CINEMA E TV
Fahrenheit 9/11, la nuova soglia del dolore
Il film ci mostra come sin dalle discutibili elezioni, Bush abbia messo in atto un preciso piano di salita al potere sostenuto dalle lobbies dei petrolieri
Fahrenheit 9/11
U.S.A. 2004
Di Michael Moore
Con Michael Moore
“Quale è il tipo di pizza più richiesto dagli italiani?” Questa una delle domande di un quiz televisivo di un tardo pomeriggio estivo in onda su una rete del circuito mediaset (ma purtroppo sappiamo bene che la rete pubblica non è da meno), classica fascia oraria di passaggio prima dei notiziari che segnano l’inizio delle programmazioni serali. Sebbene la domanda abbia già in sé qualcosa di insulso, e ci riesce difficile pensarla come una prova di non riusciamo a capire quale abilità, lo sbigottimento e l’incredulità crescono al sentire l’entità delle cifre messe in palio e l’epiteto che viene attribuito al vincitore quale ambita palma d’oro per detta competizione: “imbroglione”. Astenendoci da ulteriori commenti su un tale desolato esempio, ma ben consapevoli di quanto grande sia l’impoverimento intellettuale e morale nel quale rischiano di rimanere impantanate soprattutto le giovani generazioni in cammino nel faticoso processo di crescita e formazione quando prive di adeguati sostegni (con la povertà in aumento nella nostra società è questo ciò che accade), siamo però confortati dalla presenza di eventi che affermando la funzione sociale dell’arte ci indicano come la via della conoscenza sia ancora praticabile. Stiamo parlando del film “Fahrenheit 9/11” del documentarista, già premio Oscar, Michael Moore, premiato con la palma d’oro a Cannes nel 2004, nel quale si racconta cosa è accaduto negli Stati Uniti dopo l’undici settembre e come l'amministrazione Bush abbia usato il tragico evento dell'attacco alle Torri Gemelle per i propri interessi.

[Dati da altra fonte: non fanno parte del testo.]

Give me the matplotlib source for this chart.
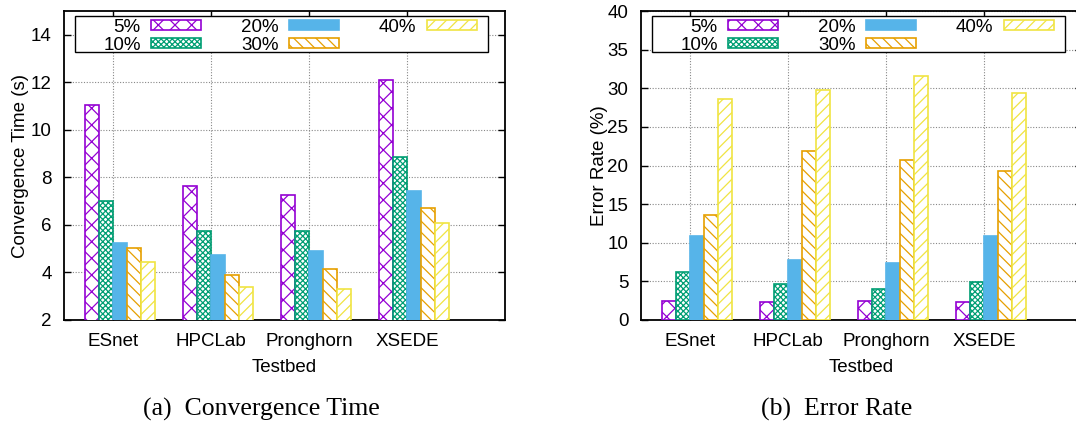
import numpy as np
import matplotlib
matplotlib.use('Agg')
import matplotlib.pyplot as plt
from matplotlib.patches import Rectangle

# data
testbeds = ['ESnet', 'HPCLab', 'Pronghorn', 'XSEDE']
labels = ['5%', '10%', '20%', '30%', '40%']
conv_time = [
    [11.05, 7.63, 7.25, 12.08],   # 5%
    [7.02, 5.75, 5.75, 8.86],     # 10%
    [5.23, 4.72, 4.90, 7.42],     # 20%
    [5.02, 3.88, 4.13, 6.70],     # 30%
    [4.43, 3.38, 3.32, 6.07],     # 40%
]
err_rate = [
    [2.5, 2.37, 2.42, 2.33],
    [6.17, 4.66, 3.97, 4.96],
    [10.83, 7.81, 7.38, 10.92],
    [13.55, 21.83, 20.71, 19.25],
    [28.57, 29.77, 31.63, 29.39],
]

colors = ['#9400D3', '#009E73', '#56B4E9', '#E69F00', '#F0E442']
hatches = ['xx', 'xxxxxx', '', '\\\\\\', '///']
fills = [False, False, True, False, False]

plt.rcParams['font.family'] = ['Liberation Sans', 'DejaVu Sans']
plt.rcParams['hatch.linewidth'] = 0.9
FS = 13.5

fig = plt.figure(figsize=(10.76, 4.25), dpi=100)
W, H = 1076.0, 425.0
ax1 = fig.add_axes([64 / W, (H - 320) / H, 441 / W, 309 / H])
ax2 = fig.add_axes([641 / W, (H - 320) / H, 441 / W, 309 / H])


def draw(ax, data, ylim, yticks, ylabel, ypad):
    x = np.arange(len(testbeds))
    w = 0.143
    for j, vals in enumerate(data):
        ax.bar(x + (j - 2) * w, vals, width=w, align='edge',
               color=colors[j] if fills[j] else 'white',
               edgecolor=colors[j], hatch=hatches[j], linewidth=1.2,
               label=labels[j], zorder=3)
    ax.set_xlim(-0.5, 4.0)
    ax.set_ylim(*ylim)
    ax.set_xticks(x)
    ax.set_xticklabels(testbeds, fontsize=FS)
    ax.set_yticks(yticks)
    ax.tick_params(axis='y', labelsize=FS, pad=9)
    ax.tick_params(axis='x', pad=9)
    ax.tick_params(direction='in', length=5, width=1, top=True, right=True)
    ax.grid(True, color='#888888', linestyle=(0, (1, 1.5)), linewidth=0.8,
            zorder=0)
    for s in ax.spines.values():
        s.set_linewidth(1.3)
    ax.set_xlabel('Testbed', fontsize=FS, labelpad=7)
    ax.set_ylabel(ylabel, fontsize=FS, labelpad=ypad)
    # gnuplot-like key: label text right-aligned before each sample
    leg = ax.legend(ncol=3, loc='center right', markerfirst=False,
                    bbox_to_anchor=(0.936, 0.9185), borderaxespad=0,
                    borderpad=0, fontsize=FS, handlelength=2.67,
                    handleheight=0.48, handletextpad=0.57,
                    labelspacing=0.06, columnspacing=2.1, frameon=False)
    leg.set_zorder(6)
    ax.add_patch(Rectangle((0.0255, 0.8663), 0.936, 0.1185,
                           transform=ax.transAxes, facecolor='white',
                           edgecolor='black', linewidth=1.0, zorder=5))


draw(ax1, conv_time, (2, 15), [2, 4, 6, 8, 10, 12, 14],
     'Convergence Time (s)', 1)
draw(ax2, err_rate, (0, 40), [0, 5, 10, 15, 20, 25, 30, 35, 40],
     'Error Rate (%)', 0)

fig.text(261 / W, 1 - 409 / H, '(a)  Convergence Time', ha='center',
         va='center', fontsize=18.5, family='Liberation Serif')
fig.text(837 / W, 1 - 409 / H, '(b)  Error Rate', ha='center',
         va='center', fontsize=18.5, family='Liberation Serif')

fig.savefig('out.png', dpi=100)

E la disillusione e lo sconforto di fronte agli inaspettati orrori della guerra di questi giovani soldati americani, per i quali è la povertà l’unico motivo per cui vanno a combattere (è un futuro ben diverso quello che gli “arruolatori” loro prospettano, e per loro che provengono dalle fasce sociali più povere della popolazione non ci sono altre prospettive se non quelle del sussidio, limitato nel tempo, di disoccupazione), ci mostrano ciò che l’America è diventata (e l’Italia purtroppo ne sta seguendo l’esempio): un paese dove a morire per tutelare gli interessi di pochi ricchi, interessi spacciati per interessi della nazione, sono quei poveri ai quali l’esercito viene mostrato come la strada più facile per un futuro ben lontano dalla prospettiva di morte e distruzione quale invece è. E tutto questo ce lo racconta con semplicità un ragazzone dall’aria ingenua, abbastanza in carne e col cappellino da monello, che compare qui e là nel documentario, nato a Flint nel Michigan, un paese squallido e triste “anche senza guerra”, e che in chiusura chiede ai senatori con depliants illustrativi di mandare i loro figli in guerra in Iraq. Chi scrive pensa che il titolo del film, preso in prestito dal famoso romanzo di Bradbury (per inciso, lo scrittore si è arrabbiato perché non gli è stato chiesto alcun permesso) indichi una nuova soglia del dolore oltre la quale ormai il concetto di guerra, di vita, di morte siano stravolti e i nuovi recenti orrori di Beslan sembra ce ne diano purtroppo conferma.